> _Description of the task_
Write out every line below that includes the word "this".

> _Task input_
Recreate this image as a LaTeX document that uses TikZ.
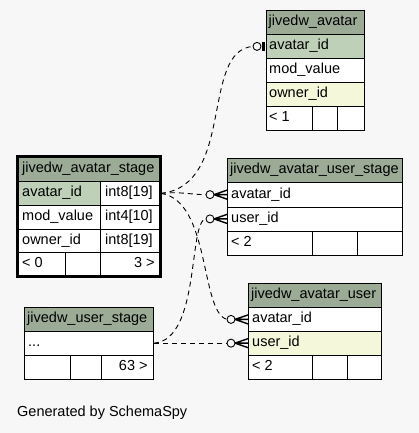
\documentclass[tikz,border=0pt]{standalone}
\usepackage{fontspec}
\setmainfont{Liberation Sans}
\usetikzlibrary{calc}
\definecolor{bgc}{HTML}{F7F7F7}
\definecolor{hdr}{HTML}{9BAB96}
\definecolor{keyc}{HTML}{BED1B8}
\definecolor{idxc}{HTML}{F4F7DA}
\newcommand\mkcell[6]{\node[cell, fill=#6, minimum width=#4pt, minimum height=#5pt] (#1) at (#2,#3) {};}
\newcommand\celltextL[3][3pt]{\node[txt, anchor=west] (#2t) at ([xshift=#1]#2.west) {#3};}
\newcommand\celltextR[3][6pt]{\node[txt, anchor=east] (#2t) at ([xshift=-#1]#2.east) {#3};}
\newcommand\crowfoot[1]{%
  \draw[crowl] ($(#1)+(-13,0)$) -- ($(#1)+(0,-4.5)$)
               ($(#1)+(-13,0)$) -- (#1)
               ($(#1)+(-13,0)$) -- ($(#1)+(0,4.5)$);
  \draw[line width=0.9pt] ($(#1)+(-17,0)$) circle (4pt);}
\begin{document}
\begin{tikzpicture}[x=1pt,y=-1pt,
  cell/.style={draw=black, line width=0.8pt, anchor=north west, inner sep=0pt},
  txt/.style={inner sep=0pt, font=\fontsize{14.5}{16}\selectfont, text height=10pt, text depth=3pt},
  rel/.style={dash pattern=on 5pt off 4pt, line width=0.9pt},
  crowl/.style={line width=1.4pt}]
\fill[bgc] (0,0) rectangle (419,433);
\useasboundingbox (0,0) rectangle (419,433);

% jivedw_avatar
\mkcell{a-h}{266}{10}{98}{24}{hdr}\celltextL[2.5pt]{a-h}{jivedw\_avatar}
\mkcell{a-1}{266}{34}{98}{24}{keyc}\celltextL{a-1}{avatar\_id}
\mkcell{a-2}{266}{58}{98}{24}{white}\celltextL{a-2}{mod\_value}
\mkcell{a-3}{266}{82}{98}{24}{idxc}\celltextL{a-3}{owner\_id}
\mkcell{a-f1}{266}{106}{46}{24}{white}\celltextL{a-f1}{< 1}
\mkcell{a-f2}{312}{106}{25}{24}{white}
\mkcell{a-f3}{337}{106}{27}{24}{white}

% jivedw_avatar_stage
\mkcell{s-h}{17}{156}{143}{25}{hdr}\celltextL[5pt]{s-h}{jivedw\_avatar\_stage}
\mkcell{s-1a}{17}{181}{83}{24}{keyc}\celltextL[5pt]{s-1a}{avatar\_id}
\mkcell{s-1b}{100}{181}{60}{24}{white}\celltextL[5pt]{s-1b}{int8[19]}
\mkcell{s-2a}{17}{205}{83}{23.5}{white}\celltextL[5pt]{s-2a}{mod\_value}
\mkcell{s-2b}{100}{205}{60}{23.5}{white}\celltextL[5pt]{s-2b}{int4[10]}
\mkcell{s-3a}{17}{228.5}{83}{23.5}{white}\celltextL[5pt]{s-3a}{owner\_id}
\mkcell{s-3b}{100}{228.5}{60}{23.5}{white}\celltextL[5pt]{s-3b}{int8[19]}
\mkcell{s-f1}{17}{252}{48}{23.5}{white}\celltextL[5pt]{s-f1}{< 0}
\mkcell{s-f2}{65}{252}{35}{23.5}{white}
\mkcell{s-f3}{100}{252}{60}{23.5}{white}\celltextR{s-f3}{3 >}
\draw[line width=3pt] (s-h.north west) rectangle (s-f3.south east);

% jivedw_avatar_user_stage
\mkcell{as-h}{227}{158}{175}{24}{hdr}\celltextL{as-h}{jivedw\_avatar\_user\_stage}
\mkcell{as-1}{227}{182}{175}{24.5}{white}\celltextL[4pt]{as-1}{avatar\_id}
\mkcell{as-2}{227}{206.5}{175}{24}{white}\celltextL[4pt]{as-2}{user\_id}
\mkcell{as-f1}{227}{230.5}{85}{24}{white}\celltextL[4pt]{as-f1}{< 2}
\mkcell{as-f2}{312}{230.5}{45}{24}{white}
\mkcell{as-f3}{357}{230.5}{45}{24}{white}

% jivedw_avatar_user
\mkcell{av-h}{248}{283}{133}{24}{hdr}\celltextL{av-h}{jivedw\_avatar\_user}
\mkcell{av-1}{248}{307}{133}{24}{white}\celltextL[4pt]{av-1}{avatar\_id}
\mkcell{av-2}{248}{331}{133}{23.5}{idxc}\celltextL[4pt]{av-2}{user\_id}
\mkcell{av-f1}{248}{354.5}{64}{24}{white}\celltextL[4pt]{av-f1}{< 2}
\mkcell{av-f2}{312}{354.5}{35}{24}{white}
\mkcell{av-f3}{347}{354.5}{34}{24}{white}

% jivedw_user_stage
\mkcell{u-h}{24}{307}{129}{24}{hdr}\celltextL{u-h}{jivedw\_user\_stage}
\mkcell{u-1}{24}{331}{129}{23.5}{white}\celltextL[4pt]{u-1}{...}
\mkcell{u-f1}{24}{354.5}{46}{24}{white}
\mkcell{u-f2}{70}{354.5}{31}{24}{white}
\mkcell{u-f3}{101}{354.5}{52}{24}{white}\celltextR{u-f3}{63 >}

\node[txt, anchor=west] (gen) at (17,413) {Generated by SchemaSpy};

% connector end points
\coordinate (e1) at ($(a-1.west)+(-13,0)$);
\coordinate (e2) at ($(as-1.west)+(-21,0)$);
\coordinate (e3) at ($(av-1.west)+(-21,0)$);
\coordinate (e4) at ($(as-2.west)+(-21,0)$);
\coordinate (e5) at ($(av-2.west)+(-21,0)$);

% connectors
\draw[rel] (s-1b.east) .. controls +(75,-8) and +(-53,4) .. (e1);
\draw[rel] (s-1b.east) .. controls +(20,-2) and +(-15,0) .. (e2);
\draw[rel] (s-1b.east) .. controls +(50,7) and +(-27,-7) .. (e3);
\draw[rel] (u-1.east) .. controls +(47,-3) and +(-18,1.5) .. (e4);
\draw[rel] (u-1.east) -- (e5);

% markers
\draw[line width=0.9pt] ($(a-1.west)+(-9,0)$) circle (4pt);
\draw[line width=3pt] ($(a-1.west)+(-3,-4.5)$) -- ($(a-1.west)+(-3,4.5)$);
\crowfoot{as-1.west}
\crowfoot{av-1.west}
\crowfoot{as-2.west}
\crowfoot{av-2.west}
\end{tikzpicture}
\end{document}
==
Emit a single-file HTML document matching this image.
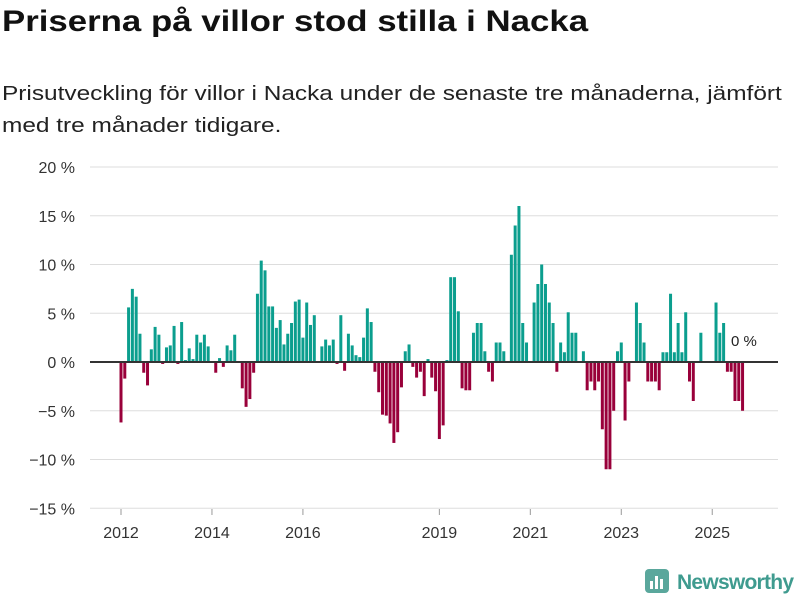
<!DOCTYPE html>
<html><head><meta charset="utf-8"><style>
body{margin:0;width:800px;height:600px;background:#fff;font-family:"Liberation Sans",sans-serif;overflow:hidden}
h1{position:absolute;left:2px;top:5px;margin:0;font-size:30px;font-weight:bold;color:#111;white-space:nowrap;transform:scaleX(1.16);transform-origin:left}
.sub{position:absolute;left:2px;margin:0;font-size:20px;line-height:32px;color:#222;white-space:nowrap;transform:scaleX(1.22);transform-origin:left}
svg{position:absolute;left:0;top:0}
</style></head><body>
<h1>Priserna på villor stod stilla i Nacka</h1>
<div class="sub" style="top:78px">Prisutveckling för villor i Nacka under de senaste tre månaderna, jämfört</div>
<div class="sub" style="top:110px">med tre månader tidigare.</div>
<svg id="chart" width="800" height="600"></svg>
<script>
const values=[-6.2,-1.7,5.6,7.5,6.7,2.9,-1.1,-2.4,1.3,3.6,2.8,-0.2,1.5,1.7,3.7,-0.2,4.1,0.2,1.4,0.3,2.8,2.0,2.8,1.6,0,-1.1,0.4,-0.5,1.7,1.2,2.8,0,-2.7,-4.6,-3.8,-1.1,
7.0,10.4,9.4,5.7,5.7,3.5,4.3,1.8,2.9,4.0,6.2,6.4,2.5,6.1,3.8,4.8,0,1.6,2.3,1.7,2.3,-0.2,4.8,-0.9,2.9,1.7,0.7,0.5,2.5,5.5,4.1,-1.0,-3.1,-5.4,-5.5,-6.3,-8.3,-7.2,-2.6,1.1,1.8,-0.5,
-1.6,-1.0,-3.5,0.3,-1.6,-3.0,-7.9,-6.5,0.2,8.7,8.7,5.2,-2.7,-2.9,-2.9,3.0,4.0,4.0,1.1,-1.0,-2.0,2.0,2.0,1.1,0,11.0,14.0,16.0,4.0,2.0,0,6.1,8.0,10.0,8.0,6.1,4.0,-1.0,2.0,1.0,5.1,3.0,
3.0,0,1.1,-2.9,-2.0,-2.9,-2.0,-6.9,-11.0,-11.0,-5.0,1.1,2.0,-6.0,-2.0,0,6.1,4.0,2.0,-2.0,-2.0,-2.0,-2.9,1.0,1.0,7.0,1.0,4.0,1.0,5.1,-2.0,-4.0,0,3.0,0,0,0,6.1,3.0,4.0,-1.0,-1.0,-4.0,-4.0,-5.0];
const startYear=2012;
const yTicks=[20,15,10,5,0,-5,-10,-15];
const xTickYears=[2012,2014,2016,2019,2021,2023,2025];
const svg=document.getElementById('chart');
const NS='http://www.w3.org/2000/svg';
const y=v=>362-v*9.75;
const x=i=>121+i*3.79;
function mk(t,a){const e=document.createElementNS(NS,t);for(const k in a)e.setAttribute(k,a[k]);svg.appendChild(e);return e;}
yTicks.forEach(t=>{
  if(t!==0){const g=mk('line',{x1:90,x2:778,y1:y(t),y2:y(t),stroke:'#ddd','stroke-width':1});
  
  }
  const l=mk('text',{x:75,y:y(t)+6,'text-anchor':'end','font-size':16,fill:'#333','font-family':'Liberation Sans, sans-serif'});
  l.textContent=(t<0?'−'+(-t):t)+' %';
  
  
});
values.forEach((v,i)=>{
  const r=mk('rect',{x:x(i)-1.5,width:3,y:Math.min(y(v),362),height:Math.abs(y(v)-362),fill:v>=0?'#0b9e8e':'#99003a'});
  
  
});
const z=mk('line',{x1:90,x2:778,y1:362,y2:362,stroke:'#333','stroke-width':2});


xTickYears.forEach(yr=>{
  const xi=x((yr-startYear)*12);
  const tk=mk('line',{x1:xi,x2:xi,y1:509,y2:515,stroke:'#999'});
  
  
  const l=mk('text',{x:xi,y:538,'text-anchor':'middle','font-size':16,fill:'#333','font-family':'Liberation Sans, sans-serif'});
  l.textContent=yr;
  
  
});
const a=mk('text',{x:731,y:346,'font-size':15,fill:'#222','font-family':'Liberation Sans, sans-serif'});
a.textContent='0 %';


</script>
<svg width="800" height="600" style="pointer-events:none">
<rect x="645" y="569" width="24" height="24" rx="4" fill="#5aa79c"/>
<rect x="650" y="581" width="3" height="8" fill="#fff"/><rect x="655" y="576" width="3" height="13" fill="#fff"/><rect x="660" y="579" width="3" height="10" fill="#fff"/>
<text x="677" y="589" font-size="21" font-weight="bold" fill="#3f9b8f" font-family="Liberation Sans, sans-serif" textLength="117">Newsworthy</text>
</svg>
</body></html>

> _Full answer_
Recreate this image as a LaTeX document that uses TikZ.
Emit a single-file HTML document matching this image.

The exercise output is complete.